Regional Environmental Management
Scientists and government officials advised the QE program officers "that the nation's progress in improving the environment could be accelerated markedly if specialists . . . were to work together to identify critical issues and resolve problems of defined geographical regions." In response, the Foundation funded several regional environmental management projects. The most widely-publicized was the Hudson River Basin Project (1973-1976), which examined how environmental problems were managed in the New York metropolitan region and the counties comprising the Hudson River watershed. It then sought to determine whether this regional approach to environmental problems could lead to “improved public policies and coordinated research programs." Although the project generated a great deal of research, it was, in the end, largely unsuccessful in its policy aims.
More successful was the Lake Superior Project at the University of Wisconsin’s Institute for Environmental Studies (1974-1978). The project conducted a comprehensive study of the Lake Superior region, with an eye toward balancing economic development with environmental quality, and influencing regional policymaking. RF support was also instrumental in strengthening the University of Wisconsin’s relatively new Institute for Environmental Studies, and in so doing, training graduate students who went on to key positions in state and federal agencies.
In the 1970s climate scientists had not yet reached a consensus on how, why, or whether the climate was changing. The Foundation funded essential early climate research, and played a key role in convening early climate conferences. Beginning in 1974, the QE program and the RF's Conflict in International Relations program jointly supported the work of the Climatic Research Unit at the University of East Anglia in Norwich, England, led by Professor Hubert H. Lamb. In 1978, the Foundation contributed additional funds to the University toward the costs of an interdisciplinary International Conference on Climate and History. The Foundation's work in this area continued even after the QE program folded in 1978; the Humanities Division contributed funds toward a conference organized by the Journal of Interdisciplinary History about the impact of climate upon history, bringing together historians and scientists.
"Should the Quality of the Environment Program be abolished?"
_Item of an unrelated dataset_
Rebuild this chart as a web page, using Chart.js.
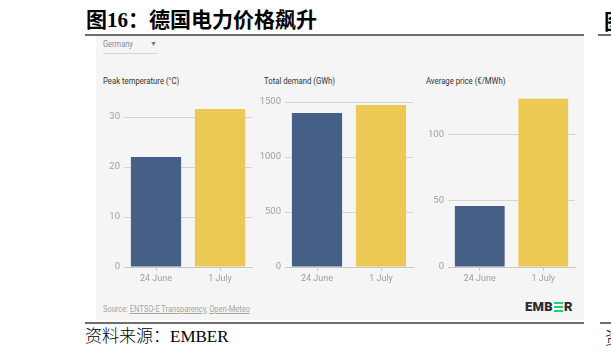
<!DOCTYPE html>
<html><head><meta charset="utf-8">
<script src="https://cdn.jsdelivr.net/npm/chart.js@4.4.0/dist/chart.umd.min.js"></script>
<style>
html,body{margin:0;padding:0;background:#fff;width:611px;height:357px;overflow:hidden;position:relative;font-family:Roboto,"Noto Sans",sans-serif;}
.abs{position:absolute;white-space:nowrap;}
#title{left:86px;top:6px;font-size:21px;font-weight:bold;font-family:"Liberation Serif","Noto Sans CJK SC",serif;color:#000;line-height:28px;}
.hline{position:absolute;height:2px;background:#6e6e6e;}
#panel{left:96px;top:36px;width:488px;height:284px;background:#f5f5f5;}
.ptitle{font-size:9px;color:#333;transform-origin:left center;transform:scaleX(0.86);line-height:12px;}
canvas{position:absolute;}
#src{left:103px;top:304px;font-size:8.5px;color:#a5a5a5;transform-origin:left center;transform:scaleX(0.88);}
#src u{text-decoration:underline;}
#foot{left:85px;top:326px;font-size:17px;font-weight:300;font-family:"Liberation Serif","Noto Sans CJK SC",serif;color:#000;line-height:22px;}
#logo{left:525px;top:300px;font-size:13px;font-weight:900;color:#2b2b2b;font-family:Roboto,sans-serif;letter-spacing:0.3px;line-height:14px;}
.bars{display:inline-block;width:9px;height:10px;position:relative;vertical-align:-1px;margin:0 1px;}
.bars i{position:absolute;left:0;width:9px;height:2.4px;background:#1fd07a;}
</style></head>
<body>
<div id="title" class="abs">图16：德国电力价格飙升</div>
<div class="hline" style="left:85px;top:34px;width:499px;"></div>
<div class="abs" style="left:604px;top:6px;font-size:21px;font-weight:bold;font-family:'Noto Sans CJK SC';line-height:28px;">图</div>
<div class="hline" style="left:598px;top:34px;width:13px;"></div>
<div id="panel" class="abs"></div>
<div class="abs" style="left:103px;top:38px;font-size:8.5px;color:#8a8a8a;line-height:12px;transform-origin:left center;transform:scaleX(0.88);">Germany</div>
<div class="abs" style="left:150px;top:38px;font-size:7px;color:#777;line-height:12px;">▼</div>
<div class="abs" style="left:103px;top:53px;width:55px;height:1px;background:#d8d8d8;"></div>
<div class="abs ptitle" style="left:103px;top:75px;">Peak temperature (°C)</div>
<div class="abs ptitle" style="left:264px;top:75px;">Total demand (GWh)</div>
<div class="abs ptitle" style="left:426px;top:75px;">Average price (€/MWh)</div>
<canvas id="c1" style="left:96px;top:85px;width:162px;height:205px;" width="162" height="205"></canvas>
<canvas id="c2" style="left:258px;top:85px;width:162px;height:205px;" width="162" height="205"></canvas>
<canvas id="c3" style="left:420px;top:85px;width:164px;height:205px;" width="164" height="205"></canvas>
<div id="src" class="abs">Source: <u>ENTSO-E Transparency</u>, <u>Open-Meteo</u></div>
<div id="logo" class="abs">EMB<span class="bars"><i style="top:0"></i><i style="top:3.8px"></i><i style="top:7.6px"></i></span>R</div>
<div class="hline" style="left:85px;top:322px;width:499px;"></div>
<div class="hline" style="left:600px;top:322px;width:11px;"></div>
<div id="foot" class="abs">资料来源：EMBER</div>
<div class="abs" style="left:605px;top:326px;font-size:17px;font-weight:300;font-family:'Noto Sans CJK SC';line-height:22px;">资</div>
<script>
const categories = ['24 June', '1 July'];
const peakTemperature = [22, 31.6];
const totalDemand = [1400, 1473];
const averagePrice = [46, 127];
const tempTicks = {max: 33, step: 10};
const demandTicks = {max: 1500, step: 500};
const priceTicks = {max: 130, step: 50};

const BLUE = '#465f87';
const YELLOW = '#ebc954';

function makeChart(id, values, axis, yWidth, padTop, padRight) {
  new Chart(document.getElementById(id), {
    type: 'bar',
    data: {
      labels: categories,
      datasets: [{
        data: values,
        backgroundColor: [BLUE, YELLOW],
        borderWidth: 0,
        barPercentage: 0.8,
        categoryPercentage: 0.98
      }]
    },
    options: {
      responsive: false,
      animation: false,
      devicePixelRatio: 1,
      layout: {padding: {top: padTop, right: padRight, left: 0, bottom: 0}},
      plugins: {legend: {display: false}, tooltip: {enabled: false}},
      scales: {
        x: {
          grid: {display: true, drawOnChartArea: false, drawTicks: true, tickLength: 4, offset: false, color: '#c8c8c8'},
          border: {display: true, color: '#c8c8c8'},
          ticks: {color: '#a0a0a0', font: {family: 'Roboto', size: 9}, padding: 2, maxRotation: 0},
          afterFit: s => { s.height = 23; }
        },
        y: {
          min: 0,
          max: axis.max,
          grid: {color: '#d4d4d4', drawTicks: false},
          border: {display: false},
          ticks: {stepSize: axis.step, includeBounds: false, color: '#a0a0a0', font: {family: 'Roboto', size: 9.5}, padding: 4,
                  callback: v => String(v)},
          afterFit: s => { s.width = yWidth; }
        }
      }
    }
  });
}
makeChart('c1', peakTemperature, tempTicks, 28, 17, 6);
makeChart('c2', totalDemand, demandTicks, 27, 17, 7);
makeChart('c3', averagePrice, priceTicks, 28, 6.5, 9);
</script>
</body></html>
The QE program officers were in the unfortunate position of trying to gain their footing in the midst of a severe economic crisis. The Foundation's assets were eroded by inflation in the early 1970s, and the damage was compounded by the oil crisis and worldwide economic crisis in 1974-1975. The RF had to reign in or terminate some of its programs to compensate for drastically reduced assets, which declined a full 59% between 1964 and 1978.
The QE program was an easy target. In 1973, only four years after the program started, the Foundation was already considering phasing it out. A trustees' report from that year sounded an ominous note: "The question remains open as to whether the Foundation can make a significant contribution [in the environmental field], what with the other demands on our resources and the real need to maintain a small number of focused programs."  Many of the QE grants could be absorbed into the Foundation's work in agriculture and international affairs, and the program was not supporting any field operations or institutions that were completely reliant on RF funding. There were also no truly strong trustee advocates for the program; some criticized the program for not having a strong international component, and others thought the environmental movement (and by extension, the QE program) was too elitist.
The QE program was terminated on June 30, 1978. Although short-lived, it had a few notable successes and set the stage for the Foundation's future environmental work.